Сколько ни описывай художественное решение Ромео Кастеллуччи, никакие слова не заменят эффекта присутствия: «Дафна» в берлинской опере — наслаждение не только для слуховых рецепторов (изумительная поздняя опера Рихарда Штрауса не то чтобы совсем мало кому известный раритет, но и не чета «Саломее» или «Электре» того же автора — ставится нечасто и ажиотажа не вызывает), но и для зрительных. Самое простое, что можно сказать про зрелище: на сцене идет снег.

Никакой новизны в самом этом решении нет, театральный снег — прием скорее заезженный, чем оригинальный. Но у Кастеллуччи он теряет декоративность, приобретая тотальность: снегопад начинается вскоре после начала действия и заканчивается перед финалом. И это не просто частное явление сценографии. Снегопад случается в зимнем пейзаже, заполняющем всю сцену и непрерывно меняющемся. Тяжелые, иногда буквально «свинцовые» снеговые тучи то накрывают белую зимнюю пустыню, то отступают, позволяя небу вдалеке проясниться тонкой полоской дневной голубизны или закатно-рассветной желтизны. Свет, конечно, у Ромео Кастеллуччи творит отдельные чудеса.

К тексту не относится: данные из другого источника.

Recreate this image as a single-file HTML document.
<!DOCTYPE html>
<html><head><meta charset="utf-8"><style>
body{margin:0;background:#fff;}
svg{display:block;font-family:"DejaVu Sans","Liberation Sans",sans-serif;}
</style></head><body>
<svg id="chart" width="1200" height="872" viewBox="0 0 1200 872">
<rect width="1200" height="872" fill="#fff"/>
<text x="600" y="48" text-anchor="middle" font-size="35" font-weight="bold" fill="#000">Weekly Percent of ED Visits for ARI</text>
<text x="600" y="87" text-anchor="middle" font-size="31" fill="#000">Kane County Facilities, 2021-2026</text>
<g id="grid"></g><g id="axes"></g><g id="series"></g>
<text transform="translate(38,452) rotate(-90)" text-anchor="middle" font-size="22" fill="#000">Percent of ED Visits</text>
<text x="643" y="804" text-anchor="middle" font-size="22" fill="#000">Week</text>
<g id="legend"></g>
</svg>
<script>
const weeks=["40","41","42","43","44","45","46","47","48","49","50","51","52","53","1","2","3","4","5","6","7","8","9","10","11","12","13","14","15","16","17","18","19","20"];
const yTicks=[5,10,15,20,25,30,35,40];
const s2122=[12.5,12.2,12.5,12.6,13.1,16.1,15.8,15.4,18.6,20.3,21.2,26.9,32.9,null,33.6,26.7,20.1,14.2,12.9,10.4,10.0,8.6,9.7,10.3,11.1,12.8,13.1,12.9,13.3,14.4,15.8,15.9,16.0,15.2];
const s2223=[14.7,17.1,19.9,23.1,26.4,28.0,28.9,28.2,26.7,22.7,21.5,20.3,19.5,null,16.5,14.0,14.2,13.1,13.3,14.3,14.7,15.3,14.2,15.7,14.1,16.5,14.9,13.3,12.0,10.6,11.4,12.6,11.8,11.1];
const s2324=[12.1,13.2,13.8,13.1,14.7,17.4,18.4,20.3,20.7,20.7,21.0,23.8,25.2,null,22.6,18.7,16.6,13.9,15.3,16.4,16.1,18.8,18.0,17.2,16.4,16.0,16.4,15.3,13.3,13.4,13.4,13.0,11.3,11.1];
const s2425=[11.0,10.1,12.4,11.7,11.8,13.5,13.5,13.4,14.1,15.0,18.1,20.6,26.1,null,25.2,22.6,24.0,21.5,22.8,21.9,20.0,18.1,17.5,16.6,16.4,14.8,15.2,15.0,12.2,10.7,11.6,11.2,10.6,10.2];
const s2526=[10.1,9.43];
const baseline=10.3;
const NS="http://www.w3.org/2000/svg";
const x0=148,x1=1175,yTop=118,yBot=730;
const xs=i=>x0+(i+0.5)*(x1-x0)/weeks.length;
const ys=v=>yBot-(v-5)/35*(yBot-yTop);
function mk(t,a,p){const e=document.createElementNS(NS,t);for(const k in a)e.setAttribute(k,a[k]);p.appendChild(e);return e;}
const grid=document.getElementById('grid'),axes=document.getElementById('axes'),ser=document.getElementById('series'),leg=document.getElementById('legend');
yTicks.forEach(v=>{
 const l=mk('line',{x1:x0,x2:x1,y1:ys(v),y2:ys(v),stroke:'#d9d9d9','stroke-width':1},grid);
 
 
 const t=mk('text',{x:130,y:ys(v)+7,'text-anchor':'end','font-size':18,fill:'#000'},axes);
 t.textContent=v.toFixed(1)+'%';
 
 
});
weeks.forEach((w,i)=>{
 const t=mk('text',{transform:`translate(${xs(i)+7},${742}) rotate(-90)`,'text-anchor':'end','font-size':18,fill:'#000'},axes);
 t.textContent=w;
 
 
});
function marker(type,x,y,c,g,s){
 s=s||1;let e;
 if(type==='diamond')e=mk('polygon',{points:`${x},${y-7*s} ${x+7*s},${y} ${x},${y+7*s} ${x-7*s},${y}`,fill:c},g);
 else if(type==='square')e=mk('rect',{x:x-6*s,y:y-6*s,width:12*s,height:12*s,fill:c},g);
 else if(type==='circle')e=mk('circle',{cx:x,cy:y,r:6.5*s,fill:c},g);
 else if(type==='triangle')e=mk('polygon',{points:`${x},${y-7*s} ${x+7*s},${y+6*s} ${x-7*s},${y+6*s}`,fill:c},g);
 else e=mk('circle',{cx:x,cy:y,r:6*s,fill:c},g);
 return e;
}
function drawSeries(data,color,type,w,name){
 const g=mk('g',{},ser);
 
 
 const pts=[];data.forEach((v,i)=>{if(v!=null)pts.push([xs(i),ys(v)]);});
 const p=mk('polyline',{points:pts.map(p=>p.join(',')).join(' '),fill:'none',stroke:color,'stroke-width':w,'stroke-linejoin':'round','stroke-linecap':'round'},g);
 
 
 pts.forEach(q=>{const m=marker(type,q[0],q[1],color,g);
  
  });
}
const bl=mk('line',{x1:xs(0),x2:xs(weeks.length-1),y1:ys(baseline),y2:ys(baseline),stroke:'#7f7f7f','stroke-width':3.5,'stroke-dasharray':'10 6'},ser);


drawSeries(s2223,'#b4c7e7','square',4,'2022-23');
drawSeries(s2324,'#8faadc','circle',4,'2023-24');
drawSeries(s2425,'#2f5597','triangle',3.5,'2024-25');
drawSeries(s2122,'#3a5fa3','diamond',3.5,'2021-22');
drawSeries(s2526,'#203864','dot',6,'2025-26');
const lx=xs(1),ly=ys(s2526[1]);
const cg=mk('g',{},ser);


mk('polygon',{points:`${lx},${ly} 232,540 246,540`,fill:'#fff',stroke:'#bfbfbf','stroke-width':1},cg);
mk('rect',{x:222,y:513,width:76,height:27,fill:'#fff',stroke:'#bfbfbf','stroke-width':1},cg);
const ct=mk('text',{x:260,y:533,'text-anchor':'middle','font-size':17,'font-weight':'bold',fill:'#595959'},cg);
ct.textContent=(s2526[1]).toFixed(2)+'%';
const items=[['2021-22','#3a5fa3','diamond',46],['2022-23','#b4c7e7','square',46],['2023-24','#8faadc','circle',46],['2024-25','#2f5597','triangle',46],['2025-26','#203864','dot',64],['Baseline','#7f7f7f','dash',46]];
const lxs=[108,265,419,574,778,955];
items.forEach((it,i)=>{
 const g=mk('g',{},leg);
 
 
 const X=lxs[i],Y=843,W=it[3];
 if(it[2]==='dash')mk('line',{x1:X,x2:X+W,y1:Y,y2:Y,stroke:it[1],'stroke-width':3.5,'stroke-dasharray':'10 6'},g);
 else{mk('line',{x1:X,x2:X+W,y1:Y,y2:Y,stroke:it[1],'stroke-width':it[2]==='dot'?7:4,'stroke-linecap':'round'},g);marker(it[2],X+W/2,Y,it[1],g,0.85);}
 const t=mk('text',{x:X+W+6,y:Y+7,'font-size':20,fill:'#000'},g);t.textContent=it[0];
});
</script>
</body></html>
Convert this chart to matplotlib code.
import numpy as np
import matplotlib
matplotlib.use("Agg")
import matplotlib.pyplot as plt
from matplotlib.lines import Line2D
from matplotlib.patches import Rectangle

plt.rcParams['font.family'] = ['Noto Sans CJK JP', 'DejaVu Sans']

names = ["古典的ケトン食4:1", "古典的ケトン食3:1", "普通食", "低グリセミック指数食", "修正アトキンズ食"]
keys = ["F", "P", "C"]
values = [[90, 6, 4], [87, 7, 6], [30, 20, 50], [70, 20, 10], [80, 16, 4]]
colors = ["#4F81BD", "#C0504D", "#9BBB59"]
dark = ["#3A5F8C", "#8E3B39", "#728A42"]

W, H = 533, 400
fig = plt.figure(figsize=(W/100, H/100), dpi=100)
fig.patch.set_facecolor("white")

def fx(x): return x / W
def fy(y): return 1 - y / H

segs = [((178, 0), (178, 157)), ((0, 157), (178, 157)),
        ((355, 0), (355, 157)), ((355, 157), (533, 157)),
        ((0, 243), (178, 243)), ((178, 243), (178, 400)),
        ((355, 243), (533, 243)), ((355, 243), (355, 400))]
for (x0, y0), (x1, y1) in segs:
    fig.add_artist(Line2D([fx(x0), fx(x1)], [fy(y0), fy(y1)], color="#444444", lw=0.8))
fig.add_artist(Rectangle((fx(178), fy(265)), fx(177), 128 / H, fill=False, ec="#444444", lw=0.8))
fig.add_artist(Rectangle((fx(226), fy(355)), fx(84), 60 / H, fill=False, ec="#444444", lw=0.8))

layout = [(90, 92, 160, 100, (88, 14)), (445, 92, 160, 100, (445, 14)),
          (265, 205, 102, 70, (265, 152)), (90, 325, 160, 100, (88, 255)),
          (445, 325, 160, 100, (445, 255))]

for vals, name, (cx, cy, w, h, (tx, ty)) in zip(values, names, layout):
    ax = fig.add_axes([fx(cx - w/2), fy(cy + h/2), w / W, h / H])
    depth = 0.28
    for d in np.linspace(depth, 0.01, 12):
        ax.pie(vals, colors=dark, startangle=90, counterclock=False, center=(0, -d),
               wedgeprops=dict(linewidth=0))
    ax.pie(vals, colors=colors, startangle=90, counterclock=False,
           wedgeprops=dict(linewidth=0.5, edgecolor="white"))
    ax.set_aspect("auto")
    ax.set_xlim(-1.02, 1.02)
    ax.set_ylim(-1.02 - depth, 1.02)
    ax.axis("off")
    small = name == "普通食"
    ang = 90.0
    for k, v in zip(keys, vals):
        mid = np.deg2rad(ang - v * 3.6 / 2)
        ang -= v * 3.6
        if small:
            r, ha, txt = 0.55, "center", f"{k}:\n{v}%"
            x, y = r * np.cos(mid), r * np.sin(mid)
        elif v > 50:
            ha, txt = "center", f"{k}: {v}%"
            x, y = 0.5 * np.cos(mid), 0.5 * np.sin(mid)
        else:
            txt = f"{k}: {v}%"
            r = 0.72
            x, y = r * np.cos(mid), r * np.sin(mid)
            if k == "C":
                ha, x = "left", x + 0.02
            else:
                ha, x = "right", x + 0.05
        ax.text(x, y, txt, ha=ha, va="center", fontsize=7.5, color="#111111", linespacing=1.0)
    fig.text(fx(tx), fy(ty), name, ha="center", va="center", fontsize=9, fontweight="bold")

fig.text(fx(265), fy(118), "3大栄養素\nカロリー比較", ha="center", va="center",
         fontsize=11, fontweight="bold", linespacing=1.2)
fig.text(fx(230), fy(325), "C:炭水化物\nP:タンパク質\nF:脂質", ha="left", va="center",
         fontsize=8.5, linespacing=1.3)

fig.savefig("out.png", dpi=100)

Дафна, как известно, персонаж древнегреческой мифологии, нимфа из мифа про нее и бога Аполлона, который ее преследует. Либретто Джозефа Грегора основано на мотивах «Метаморфоз» Овидия и «Вакханок» Еврипида. Конечно, сюжет «буколической трагедии», как обозначен жанр оперы, имеет совершенно иной, так сказать, климатический фон — Грецию, жару, оливковые деревья и так далее. Но сказать, что Кастеллуччи перенес действие «Дафны» куда-то в северные широты, будет ошибкой. В середине спектакля, с появлением Аполлона, на сцене возникает огромный фрагмент какого-то античного фриза, до этого валявшийся в снегу. То есть это не Кастеллуччи произвольно сослал Дафну, бога и пастухов мерзнуть в Сибирь или Лапландию. Просто ледяной холод пришел в Грецию. Дело ли тут в модной климатической повестке, пренебречь которой сегодня не посмеет ни знаменитый немецкий театр, ни прославленный итальянский режиссер? Наверняка и ей заплачена дань этим постановочным решением.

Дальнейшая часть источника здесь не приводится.